> _Instructions to follow_: Skip the pictures. Reproduce all other material exactly.

> _Raw data_:

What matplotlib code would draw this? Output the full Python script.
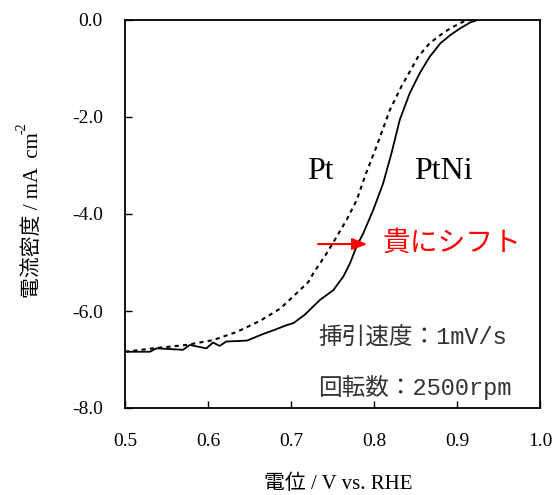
import numpy as np
import matplotlib.pyplot as plt

plt.rcParams['axes.unicode_minus'] = False

# PtNi (solid)
ptni_v = [0.500, 0.530, 0.538, 0.570, 0.578, 0.598, 0.606, 0.614, 0.622, 0.647, 0.667,
          0.680, 0.695, 0.703, 0.717, 0.735, 0.751, 0.763, 0.771, 0.779, 0.787, 0.799,
          0.811, 0.821, 0.831, 0.843, 0.855, 0.867, 0.880, 0.892, 0.904, 0.916, 0.925]
ptni_j = [-6.84, -6.84, -6.77, -6.80, -6.70, -6.77, -6.65, -6.72, -6.63, -6.61, -6.47,
          -6.39, -6.29, -6.25, -6.07, -5.77, -5.57, -5.29, -5.02, -4.67, -4.40, -3.92,
          -3.37, -2.75, -2.06, -1.51, -1.10, -0.76, -0.48, -0.31, -0.17, -0.05, 0.00]

# Pt (dashed)
pt_v = [0.500, 0.534, 0.574, 0.606, 0.635, 0.663, 0.687, 0.707, 0.721, 0.727, 0.743,
        0.755, 0.767, 0.779, 0.790, 0.803, 0.819, 0.833, 0.843, 0.853, 0.867, 0.880,
        0.892, 0.908, 0.916]
pt_j = [-6.84, -6.77, -6.70, -6.60, -6.43, -6.20, -5.95, -5.63, -5.40, -5.22, -4.81,
        -4.47, -4.12, -3.72, -3.18, -2.61, -1.86, -1.37, -1.07, -0.76, -0.48, -0.31,
        -0.17, -0.03, 0.00]

x_ticks = [0.5, 0.6, 0.7, 0.8, 0.9, 1.0]
y_ticks = [0.0, -2.0, -4.0, -6.0, -8.0]

serif = ['Liberation Serif', 'Noto Sans CJK JP']
mono = ['Liberation Mono', 'Noto Sans CJK JP']

fig = plt.figure(figsize=(5.52, 4.95), dpi=100)
ax = fig.add_axes([125 / 552, 1 - 408 / 495, 415 / 552, 388 / 495])

ax.plot(ptni_v, ptni_j, color='black', lw=1.3)
ax.plot(pt_v, pt_j, color='black', lw=1.5, linestyle=(0, (2, 2)))

ax.set_xlim(0.5, 1.0)
ax.set_ylim(-8.0, 0.0)
ax.set_xticks(x_ticks)
ax.set_yticks(y_ticks)
ax.set_xticklabels(['%.1f' % v for v in x_ticks], family=serif, fontsize=14)
ax.set_yticklabels(['%.1f' % v for v in y_ticks], family=serif, fontsize=14)
ax.tick_params(direction='in', length=5, width=1)
ax.tick_params(axis='x', pad=18)
ax.tick_params(axis='y', pad=16)
for s in ax.spines.values():
    s.set_linewidth(1.3)

ax.text(0.736, -3.13, 'Pt', family=serif, fontsize=23, ha='center', va='center')
ax.text(0.884, -3.13, 'PtNi', family=serif, fontsize=23, ha='center', va='center')

ax.annotate('', xy=(0.792, -4.62), xytext=(0.7325, -4.62),
            arrowprops=dict(arrowstyle='-|>,head_length=0.9,head_width=0.35',
                            color='red', lw=1.5, shrinkA=0, shrinkB=0))
ax.text(0.810, -4.62, '貴にシフト', family=serif, fontsize=20, color='red',
        ha='left', va='center')
ax.text(0.7325, -6.56, '挿引速度：1mV/s', family=mono, fontsize=17, color='#333333',
        ha='left', va='center')
ax.text(0.7325, -7.57, '回転数：2500rpm', family=mono, fontsize=17, color='#333333',
        ha='left', va='center')

fig.text(338 / 552, 1 - 484 / 495, '電位 / V vs. RHE', family=serif, fontsize=15,
         ha='center', va='center')
ylab = fig.text(33 / 552, 1 - 298 / 495, '電流密度 / mA  cm', family=serif, fontsize=15,
                rotation=90, ha='center', va='bottom')
fig.canvas.draw()
bb = ylab.get_window_extent().transformed(fig.transFigure.inverted())
fig.text(bb.x0 - 0.002, bb.y1 - 0.004, '-2', family=serif, fontsize=10,
         rotation=90, ha='center', va='bottom')

fig.savefig('out.png', dpi=100)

> _The completed task_:
What matplotlib code would draw this? Output the full Python script.
import numpy as np
import matplotlib.pyplot as plt

plt.rcParams['axes.unicode_minus'] = False

# PtNi (solid)
ptni_v = [0.500, 0.530, 0.538, 0.570, 0.578, 0.598, 0.606, 0.614, 0.622, 0.647, 0.667,
          0.680, 0.695, 0.703, 0.717, 0.735, 0.751, 0.763, 0.771, 0.779, 0.787, 0.799,
          0.811, 0.821, 0.831, 0.843, 0.855, 0.867, 0.880, 0.892, 0.904, 0.916, 0.925]
ptni_j = [-6.84, -6.84, -6.77, -6.80, -6.70, -6.77, -6.65, -6.72, -6.63, -6.61, -6.47,
          -6.39, -6.29, -6.25, -6.07, -5.77, -5.57, -5.29, -5.02, -4.67, -4.40, -3.92,
          -3.37, -2.75, -2.06, -1.51, -1.10, -0.76, -0.48, -0.31, -0.17, -0.05, 0.00]

# Pt (dashed)
pt_v = [0.500, 0.534, 0.574, 0.606, 0.635, 0.663, 0.687, 0.707, 0.721, 0.727, 0.743,
        0.755, 0.767, 0.779, 0.790, 0.803, 0.819, 0.833, 0.843, 0.853, 0.867, 0.880,
        0.892, 0.908, 0.916]
pt_j = [-6.84, -6.77, -6.70, -6.60, -6.43, -6.20, -5.95, -5.63, -5.40, -5.22, -4.81,
        -4.47, -4.12, -3.72, -3.18, -2.61, -1.86, -1.37, -1.07, -0.76, -0.48, -0.31,
        -0.17, -0.03, 0.00]

x_ticks = [0.5, 0.6, 0.7, 0.8, 0.9, 1.0]
y_ticks = [0.0, -2.0, -4.0, -6.0, -8.0]

serif = ['Liberation Serif', 'Noto Sans CJK JP']
mono = ['Liberation Mono', 'Noto Sans CJK JP']

fig = plt.figure(figsize=(5.52, 4.95), dpi=100)
ax = fig.add_axes([125 / 552, 1 - 408 / 495, 415 / 552, 388 / 495])

ax.plot(ptni_v, ptni_j, color='black', lw=1.3)
ax.plot(pt_v, pt_j, color='black', lw=1.5, linestyle=(0, (2, 2)))

ax.set_xlim(0.5, 1.0)
ax.set_ylim(-8.0, 0.0)
ax.set_xticks(x_ticks)
ax.set_yticks(y_ticks)
ax.set_xticklabels(['%.1f' % v for v in x_ticks], family=serif, fontsize=14)
ax.set_yticklabels(['%.1f' % v for v in y_ticks], family=serif, fontsize=14)
ax.tick_params(direction='in', length=5, width=1)
ax.tick_params(axis='x', pad=18)
ax.tick_params(axis='y', pad=16)
for s in ax.spines.values():
    s.set_linewidth(1.3)

ax.text(0.736, -3.13, 'Pt', family=serif, fontsize=23, ha='center', va='center')
ax.text(0.884, -3.13, 'PtNi', family=serif, fontsize=23, ha='center', va='center')

ax.annotate('', xy=(0.792, -4.62), xytext=(0.7325, -4.62),
            arrowprops=dict(arrowstyle='-|>,head_length=0.9,head_width=0.35',
                            color='red', lw=1.5, shrinkA=0, shrinkB=0))
ax.text(0.810, -4.62, '貴にシフト', family=serif, fontsize=20, color='red',
        ha='left', va='center')
ax.text(0.7325, -6.56, '挿引速度：1mV/s', family=mono, fontsize=17, color='#333333',
        ha='left', va='center')
ax.text(0.7325, -7.57, '回転数：2500rpm', family=mono, fontsize=17, color='#333333',
        ha='left', va='center')

fig.text(338 / 552, 1 - 484 / 495, '電位 / V vs. RHE', family=serif, fontsize=15,
         ha='center', va='center')
ylab = fig.text(33 / 552, 1 - 298 / 495, '電流密度 / mA  cm', family=serif, fontsize=15,
                rotation=90, ha='center', va='bottom')
fig.canvas.draw()
bb = ylab.get_window_extent().transformed(fig.transFigure.inverted())
fig.text(bb.x0 - 0.002, bb.y1 - 0.004, '-2', family=serif, fontsize=10,
         rotation=90, ha='center', va='bottom')

fig.savefig('out.png', dpi=100)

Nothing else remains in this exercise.